I hung it off of my gutters to the ground using gutter hooks that are used for Christmas lights.


----------



## MostlyNuts (Oct 6, 2014)

I did the same last year. Staples to the underside of the facia board and used steaks in the ground. Worked great.
Tip- stretch it all out before you cut it. Use sharp scissors. You may already know that but never hurts to share. ?


----------



## Meadow (Apr 14, 2019)

MostlyNuts said:


> I did the same last year. Staples to the underside of the facia board and used steaks in the ground. Worked great.
> Tip- stretch it all out before you cut it. Use sharp scissors. You may already know that but never hurts to share. ?

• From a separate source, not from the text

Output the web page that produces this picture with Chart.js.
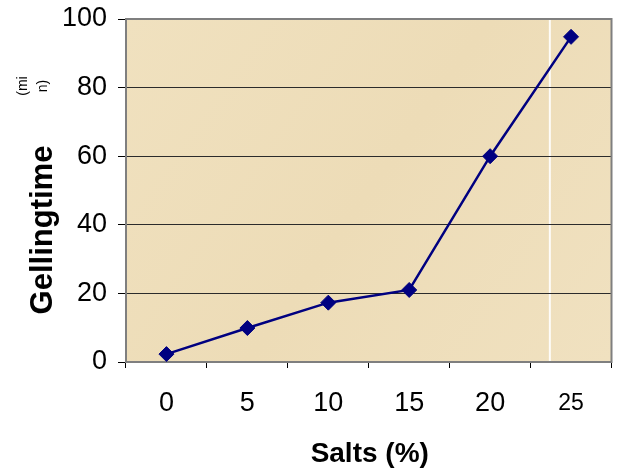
<!DOCTYPE html>
<html>
<head>
<meta charset="utf-8">
<script src="https://cdn.jsdelivr.net/npm/chart.js@4/dist/chart.umd.min.js"></script>
<style>
  html, body { margin: 0; padding: 0; background: #ffffff; }
  #wrap { width: 620px; height: 473px; }
</style>
</head>
<body>
<div id="wrap"><canvas id="c" width="620" height="473"></canvas></div>
<script>
const categories = ['0', '5', '10', '15', '20', '25'];
const gellingTime = [2.3, 9.9, 17.3, 21, 60, 94.8];
const yTicks = [0, 20, 40, 60, 80, 100];
const xTitle = 'Salts (%)';
const yTitle = 'Gellingtime';
const yUnitLines = ['(mi', 'n)'];

const FONT = '"Liberation Sans", Arial, sans-serif';
const NAVY = '#000080';

const decor = {
  id: 'decor',
  beforeDraw(chart) {
    const { ctx, chartArea: a } = chart;
    ctx.save();
    const g = ctx.createLinearGradient(a.left, a.top, a.right, a.bottom);
    g.addColorStop(0, '#f0e1bf');
    g.addColorStop(0.5, '#eddcb7');
    g.addColorStop(1, '#f0e1c0');
    ctx.fillStyle = g;
    ctx.fillRect(a.left, a.top, a.right - a.left, a.bottom - a.top);
    ctx.strokeStyle = 'rgba(255,255,255,0.9)';
    ctx.lineWidth = 2;
    const sx = a.left + (a.right - a.left) * 0.873;
    ctx.beginPath(); ctx.moveTo(sx, a.top); ctx.lineTo(sx, a.bottom); ctx.stroke();
    ctx.restore();
  },
  beforeDatasetsDraw(chart) {
    const { ctx, chartArea: a } = chart;
    ctx.save();
    ctx.strokeStyle = '#7f7f7f';
    ctx.lineWidth = 2;
    ctx.strokeRect(a.left, a.top, a.right - a.left, a.bottom - a.top);
    ctx.restore();
  },
  afterDraw(chart) {
    const { ctx, chartArea: a } = chart;
    ctx.save();
    ctx.fillStyle = '#000';
    ctx.font = 'bold 28px ' + FONT;
    ctx.textAlign = 'center';
    ctx.textBaseline = 'alphabetic';
    ctx.fillText(xTitle, (a.left + a.right) / 2 + 1, 462);
    ctx.translate(52, 230);
    ctx.rotate(-Math.PI / 2);
    ctx.font = 'bold 31px ' + FONT;
    ctx.fillText(yTitle, 0, 0);
    ctx.restore();
    ctx.save();
    ctx.fillStyle = '#000';
    ctx.font = '14px ' + FONT;
    ctx.textAlign = 'center';
    ctx.textBaseline = 'middle';
    ctx.translate(33, 86);
    ctx.rotate(-Math.PI / 2);
    ctx.fillText(yUnitLines[0], 0, -10);
    ctx.fillText(yUnitLines[1], 0, 10);
    ctx.restore();
  }
};

new Chart(document.getElementById('c'), {
  type: 'line',
  data: {
    labels: categories,
    datasets: [{
      data: gellingTime,
      borderColor: NAVY,
      backgroundColor: NAVY,
      borderWidth: 2.5,
      pointStyle: 'rectRot',
      pointRadius: 7.5,
      pointBorderWidth: 1,
      pointBorderColor: NAVY,
      pointBackgroundColor: NAVY,
      tension: 0,
      fill: false
    }]
  },
  options: {
    responsive: false,
    animation: false,
    devicePixelRatio: 1,
    layout: { padding: { left: 0, top: 19, right: 5, bottom: 0 } },
    plugins: { legend: { display: false }, tooltip: { enabled: false }, title: { display: false } },
    scales: {
      x: {
        type: 'category',
        offset: true,
        grid: { offset: true, drawOnChartArea: false, drawTicks: true, tickLength: 6, color: '#000', lineWidth: 1 },
        border: { display: false },
        ticks: {
          color: '#000',
          padding: 19,
          maxRotation: 0,
          font: (c) => (c.index === 5
            ? { family: FONT, size: 23, lineHeight: 1.41 }
            : { family: FONT, size: 27, lineHeight: 1.2 })
        },
        afterFit(s) { s.height = 111; s.paddingLeft = 0; s.paddingRight = 0; }
      },
      y: {
        min: 0, max: 100,
        afterBuildTicks(s) { s.ticks = yTicks.map(v => ({ value: v })); },
        grid: {
          drawTicks: true, tickLength: 8,
          color: (c) => (c.tick && (c.tick.value === 0 || c.tick.value === 100)) ? 'rgba(0,0,0,0)' : '#2b2b2b',
          tickColor: '#000',
          lineWidth: 1
        },
        border: { display: false },
        ticks: { color: '#000', padding: 11, font: { family: FONT, size: 27 } },
        afterFit(s) { s.width = 126; s.paddingTop = 0; s.paddingBottom = 0; }
      }
    }
  },
  plugins: [decor]
});
</script>
</body>
</html>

Sharp scissors are a must! I had the best luck with dollar tree hair cutting scissors.


----------



## MostlyNuts (Oct 6, 2014)

Here is how ours turned out last year...


----------



## scaryflying (Oct 15, 2015)

I cut it before putting it up. And one trick I've found is tying it to itself and layering it. And the more holes the better.


----------



## scaryflying (Oct 15, 2015)




----------



## ChiefP (Oct 12, 2016)

You can hot glue hooks to stucco. Won't take a lot of pressure, but should hold ok. I use them for xmas lights, going to try the spiderweb this year. Tip, try not to have the hooks/glue in the afternoon sun if you're in the desert, as they may soften up and let loose...ask me how I know.


----------



## ThinBlueLineHaunter (Sep 12, 2018)

Rare earth magnets also work well.


----------



## ThereIsOnlyZuul (Sep 6, 2019)

Does anyone know where we can get this stuff in Canada in bulk. We can't seem to find a bulk beef netting provider. I like in kamloops, BC. We have been looking for years.


----------



## DHawk (Sep 21, 2017)

ThereIsOnlyZuul said:


> Does anyone know where we can get this stuff in Canada in bulk. We can't seem to find a bulk beef netting provider. I like in kamloops, BC. We have been looking for years.





ThereIsOnlyZuul said:


> Does anyone know where we can get this stuff in Canada in bulk. We can't seem to find a bulk beef netting provider. I like in kamloops, BC. We have been looking for years.


Might be time to plan a road trip to Spokane! Or Amazon...


----------



## DHawk (Sep 21, 2017)

I have vinyl siding so I screw eye hooks into the eaves.


----------



## lilibat (Aug 10, 2015)

ThereIsOnlyZuul said:


> Does anyone know where we can get this stuff in Canada in bulk. We can't seem to find a bulk beef netting provider. I like in kamloops, BC. We have been looking for years.


As far as I know only the one place sells it. https://www.trentonmills.com/products/beef-netting-poly

Their shipping is NOT cheap even if you live just 2 hours from them as I do.

Also zip ties around down spouts or whatever work well too. This house is mostly brick with some siding and I just do gutters and downspouts and steaks in the ground.


----------



## repo_man (May 26, 2009)

Thanks for all the suggestions guys!!! You've all been a big help. 

I love this site so much. We're all a buncha Halloween freaks together in one spot. haha


----------